UMA announces commencement speaker, honorary degrees

AUGUSTA –University of Maine at Augusta President Rebecca Wyke has announced Judith Meyer will address graduates, family, friends, faculty, and staff at UMA’s commencement ceremonies 10 a.m. Saturday, May 11, in the Augusta Civic Center auditorium.

More than 500 students are eligible to graduate this spring, and as many as 350 are expected to participate in the graduation ceremonies.
“UMA is pleased to have Judith Meyer participate in our commencement activities,” said Wyke. “Given her background with the Maine Freedom of Information Coalition and a career in journalism, she will provide a unique perspective on our year-long academic theme of ‘Freedom of Speech’.”
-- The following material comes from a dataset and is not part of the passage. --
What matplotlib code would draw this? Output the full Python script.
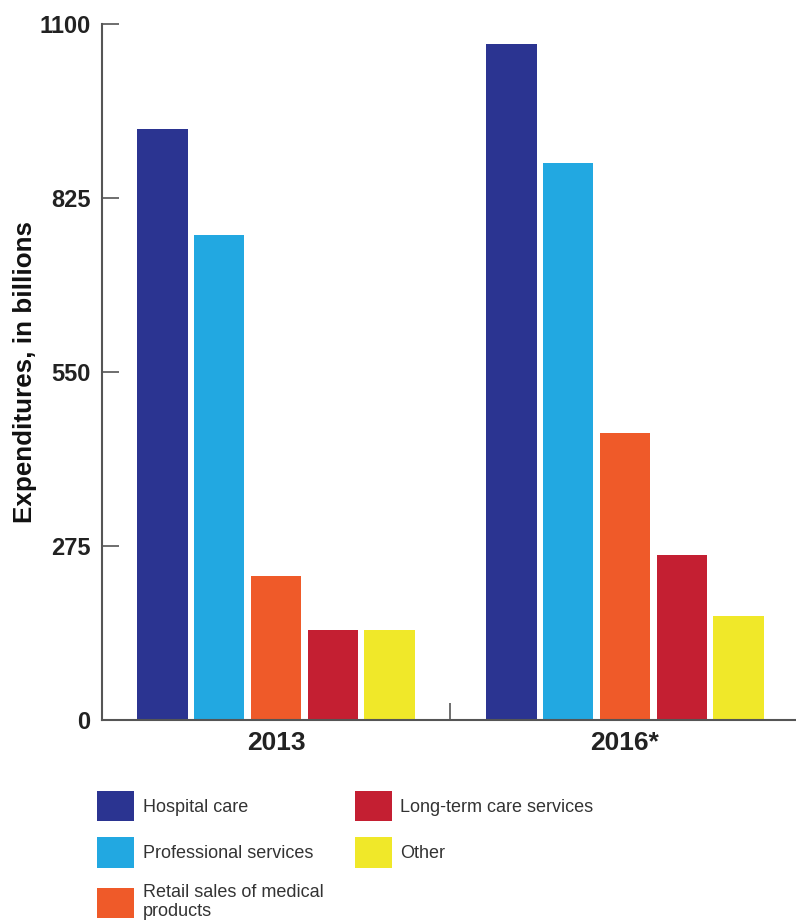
import matplotlib
matplotlib.use("Agg")
import matplotlib.pyplot as plt
import numpy as np
from matplotlib.patches import Patch

# ---- data ----
years = ["2013", "2016*"]
categories = ["Hospital care", "Professional services",
              "Retail sales of medical\nproducts",
              "Long-term care services", "Other"]
hospital = [934, 1068]
professional = [766, 881]
retail = [228, 454]
longterm = [143, 261]
other = [143, 164]
yticks = [0, 275, 550, 825, 1100]

series = [hospital, professional, retail, longterm, other]
colors = ["#2b3491", "#22a8e1", "#ef5a29", "#c41f32", "#f0e829"]

plt.rcParams['font.family'] = ['Liberation Sans', 'DejaVu Sans']

fig = plt.figure(figsize=(7.96, 9.22), dpi=100)
ax = fig.add_axes([101.5/796, 1-720/922, 698/796, 696/922])

x = np.arange(len(years)) + 0.5
pitch = 0.1625
width = 0.144
for k, (vals, c) in enumerate(zip(series, colors)):
    ax.bar(x + (k - 2) * pitch, vals, width=width, color=c, zorder=2)

ax.set_xlim(0, 2)
ax.set_ylim(0, 1100)
ax.set_yticks(yticks)
ax.set_yticklabels([str(t) for t in yticks], fontsize=17, fontweight='bold', color='#222222')
ax.set_xticks(x)
ax.set_xticklabels(years, fontsize=19, fontweight='bold', color='#222222')
ax.set_xticks([1, 2], minor=True)
ax.tick_params(axis='x', which='major', length=0, pad=8)
ax.tick_params(axis='x', which='minor', direction='in', length=12, width=1.2, color='#555555')
ax.tick_params(axis='y', direction='in', length=12, width=1.2, color='#555555', pad=8)

for s in ['top', 'right']:
    ax.spines[s].set_visible(False)
for s in ['left', 'bottom']:
    ax.spines[s].set_color('#555555')
    ax.spines[s].set_linewidth(1.5)

ax.set_ylabel("Expenditures, in billions", fontsize=18.7, fontweight='bold', color='#111111')
ax.yaxis.set_label_coords(-0.0924, 0.5)

handles = [Patch(facecolor=c, edgecolor='none') for c in colors]
leg = fig.legend(handles, categories, ncol=2, loc='upper left',
                 bbox_to_anchor=(92/796, 1-786/922), frameon=False,
                 prop={'family': ['Liberation Sans'], 'size': 13},
                 handlelength=2.05, handleheight=2.18, handletextpad=0.45,
                 labelspacing=0.89, columnspacing=1.75, borderaxespad=0, borderpad=0.3)
for t in leg.get_texts():
    t.set_color('#333333')

fig.savefig("out.png", dpi=100)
Meyer is executive editor of the Sun Journal, Kennebec Journal, the Morning Sentinel and seven weekly newspapers owned by the Sun Media Group. She has been a journalist since 1990 and is the former editorial page editor for the Sun Journal. She was named Maine’s Journalist of the Year in 2003. Currently Meyer serves as vice president of the Maine Freedom of Information Coalition and is a member of the Right to Know Advisory Committee to the Legislature. She serves on the New England Newspaper & Press Association Board of Directors and was the 2018 recipient of the Judith Vance Weld Brown Spirit of Journalism Award in New England.
UMA will also recognize Randall Liberty with an honorary degree in humane letters. Liberty is commissioner of the Maine Department of Corrections and a 1998 graduate of the University of Maine at Augusta.
Prior to his appointment as DOC commissioner by Gov. Janet Mills, Liberty was warden of the Maine State Prison for three years and served as sheriff of Kennebec County for seven years. Liberty is a decorated veteran with a 24-year record of service in the Army National Guard and the Army Reserve. He taught military history at West Point and served 10 months as a command sergeant major of a transition team embedded with Iraqi infantry in Fallujah.
As a sheriff and prison warden, he developed and instituted innovative programs serving as rehabilitative opportunities for the incarcerated. Programs at the Maine State Prison include inmate gardening and recycling, a veterans’ pod, yoga instruction, and a hospice program. He is a strong advocate for programs that reduce prison recidivism rates. His innovative approach to those in incarceration was profiled in Downeast Magazine, downeast.com/maine-state-prison/.